WHAT THE TASK ASKS =>
Write out each line of the listing as it stands, without the images.

+---+

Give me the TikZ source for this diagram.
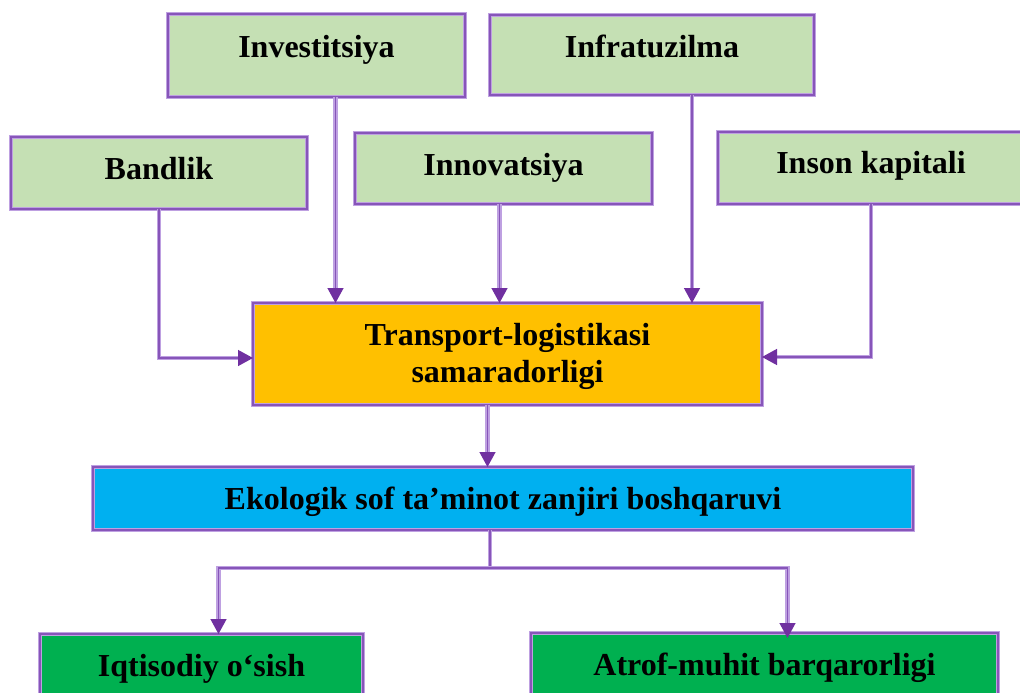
\documentclass[tikz,border=0pt]{standalone}
\usepackage{fontspec}
\setmainfont{Liberation Serif}
\usetikzlibrary{arrows.meta,calc}
\definecolor{lgreen}{HTML}{C5E0B4}
\definecolor{orng}{HTML}{FFC000}
\definecolor{sky}{HTML}{00B0F0}
\definecolor{grn}{HTML}{00B050}
\definecolor{plight}{RGB}{190,160,225}
\definecolor{pdark}{RGB}{135,85,185}
\definecolor{parrow}{RGB}{112,48,160}
\tikzset{
  box/.style={draw=plight, double=pdark, line width=1.3pt, double distance=1.4pt,
    inner sep=0pt, outer sep=0pt, anchor=north west,
    font=\bfseries\fontsize{32}{37}\selectfont, text=black},
  conn/.style={draw=plight, line width=4.4pt, shorten >=13pt,
    postaction={draw=pdark, line width=1.4pt, shorten >=0pt,
      -{Triangle[length=15pt,width=16pt,color=parrow,fill=parrow]}}},
  plain/.style={draw=plight, line width=4.4pt,
    postaction={draw=pdark, line width=1.4pt}},
}
\begin{document}
\begin{tikzpicture}[x=1pt,y=-1pt]
\useasboundingbox (0,0) rectangle (1020,693);
\clip (0,0) rectangle (1020,693);
% boxes
\node[box, fill=lgreen, minimum width=297, minimum height=83, text height=4pt, text depth=0pt] (inv) at (168,14) {Investitsiya};
\node[box, fill=lgreen, minimum width=324, minimum height=80, text height=5pt, text depth=0pt] (inf) at (490,15) {Infratuzilma};
\node[box, fill=lgreen, minimum width=296, minimum height=72, text height=13pt, text depth=0pt] (ban) at (11,137) {Bandlik};
\node[box, fill=lgreen, minimum width=297, minimum height=71, text height=13pt, text depth=0pt] (inn) at (355,133) {Innovatsiya};
\node[box, fill=lgreen, minimum width=306, minimum height=72, text height=10pt, text depth=0pt] (ins) at (718,132) {Inson kapitali};
\node[box, fill=orng, minimum width=509, minimum height=102, align=center, text height=56pt, text depth=0pt] (tr) at (253,303) {Transport-logistikasi\\samaradorligi};
\node[box, fill=sky, minimum width=820, minimum height=63, text height=21pt, text depth=0pt] (eko) at (93,467) {Ekologik sof ta’minot zanjiri boshqaruvi};
\node[box, fill=grn, minimum width=323, minimum height=86, text height=0pt, text depth=2pt] (iqt) at (40,634) {Iqtisodiy o‘sish};
\node[box, fill=grn, minimum width=467, minimum height=87, text height=0pt, text depth=3pt] (atr) at (531,633) {Atrof-muhit barqarorligi};
% connectors
\draw[conn] ([xshift=19pt]inv.south) -- ([xshift=19pt]inv.south |- tr.north);
\draw[conn] ([xshift=40pt]inf.south) -- ([xshift=40pt]inf.south |- tr.north);
\draw[conn] ([xshift=-4pt]inn.south) -- ([xshift=-4pt]inn.south |- tr.north);
\draw[conn] (ban.south) |- ([yshift=-4pt]tr.west);
\draw[conn] (ins.south) |- ([yshift=-3pt]tr.east);
\draw[conn] ([xshift=-20pt]tr.south) -- ([xshift=-20pt]tr.south |- eko.north);
\coordinate (split) at ($([xshift=-13pt]eko.south)+(0,38)$);
\draw[plain] ([xshift=-13pt]eko.south) -- (split);
\draw[conn] (split) -| ([xshift=17pt]iqt.north);
\draw[conn] (split) -| ([xshift=23pt,yshift=-5pt]atr.north);
\end{tikzpicture}
\end{document}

+---+

THE OUTPUT =>
Give me the TikZ source for this diagram.
\documentclass[tikz,border=0pt]{standalone}
\usepackage{fontspec}
\setmainfont{Liberation Serif}
\usetikzlibrary{arrows.meta,calc}
\definecolor{lgreen}{HTML}{C5E0B4}
\definecolor{orng}{HTML}{FFC000}
\definecolor{sky}{HTML}{00B0F0}
\definecolor{grn}{HTML}{00B050}
\definecolor{plight}{RGB}{190,160,225}
\definecolor{pdark}{RGB}{135,85,185}
\definecolor{parrow}{RGB}{112,48,160}
\tikzset{
  box/.style={draw=plight, double=pdark, line width=1.3pt, double distance=1.4pt,
    inner sep=0pt, outer sep=0pt, anchor=north west,
    font=\bfseries\fontsize{32}{37}\selectfont, text=black},
  conn/.style={draw=plight, line width=4.4pt, shorten >=13pt,
    postaction={draw=pdark, line width=1.4pt, shorten >=0pt,
      -{Triangle[length=15pt,width=16pt,color=parrow,fill=parrow]}}},
  plain/.style={draw=plight, line width=4.4pt,
    postaction={draw=pdark, line width=1.4pt}},
}
\begin{document}
\begin{tikzpicture}[x=1pt,y=-1pt]
\useasboundingbox (0,0) rectangle (1020,693);
\clip (0,0) rectangle (1020,693);
% boxes
\node[box, fill=lgreen, minimum width=297, minimum height=83, text height=4pt, text depth=0pt] (inv) at (168,14) {Investitsiya};
\node[box, fill=lgreen, minimum width=324, minimum height=80, text height=5pt, text depth=0pt] (inf) at (490,15) {Infratuzilma};
\node[box, fill=lgreen, minimum width=296, minimum height=72, text height=13pt, text depth=0pt] (ban) at (11,137) {Bandlik};
\node[box, fill=lgreen, minimum width=297, minimum height=71, text height=13pt, text depth=0pt] (inn) at (355,133) {Innovatsiya};
\node[box, fill=lgreen, minimum width=306, minimum height=72, text height=10pt, text depth=0pt] (ins) at (718,132) {Inson kapitali};
\node[box, fill=orng, minimum width=509, minimum height=102, align=center, text height=56pt, text depth=0pt] (tr) at (253,303) {Transport-logistikasi\\samaradorligi};
\node[box, fill=sky, minimum width=820, minimum height=63, text height=21pt, text depth=0pt] (eko) at (93,467) {Ekologik sof ta’minot zanjiri boshqaruvi};
\node[box, fill=grn, minimum width=323, minimum height=86, text height=0pt, text depth=2pt] (iqt) at (40,634) {Iqtisodiy o‘sish};
\node[box, fill=grn, minimum width=467, minimum height=87, text height=0pt, text depth=3pt] (atr) at (531,633) {Atrof-muhit barqarorligi};
% connectors
\draw[conn] ([xshift=19pt]inv.south) -- ([xshift=19pt]inv.south |- tr.north);
\draw[conn] ([xshift=40pt]inf.south) -- ([xshift=40pt]inf.south |- tr.north);
\draw[conn] ([xshift=-4pt]inn.south) -- ([xshift=-4pt]inn.south |- tr.north);
\draw[conn] (ban.south) |- ([yshift=-4pt]tr.west);
\draw[conn] (ins.south) |- ([yshift=-3pt]tr.east);
\draw[conn] ([xshift=-20pt]tr.south) -- ([xshift=-20pt]tr.south |- eko.north);
\coordinate (split) at ($([xshift=-13pt]eko.south)+(0,38)$);
\draw[plain] ([xshift=-13pt]eko.south) -- (split);
\draw[conn] (split) -| ([xshift=17pt]iqt.north);
\draw[conn] (split) -| ([xshift=23pt,yshift=-5pt]atr.north);
\end{tikzpicture}
\end{document}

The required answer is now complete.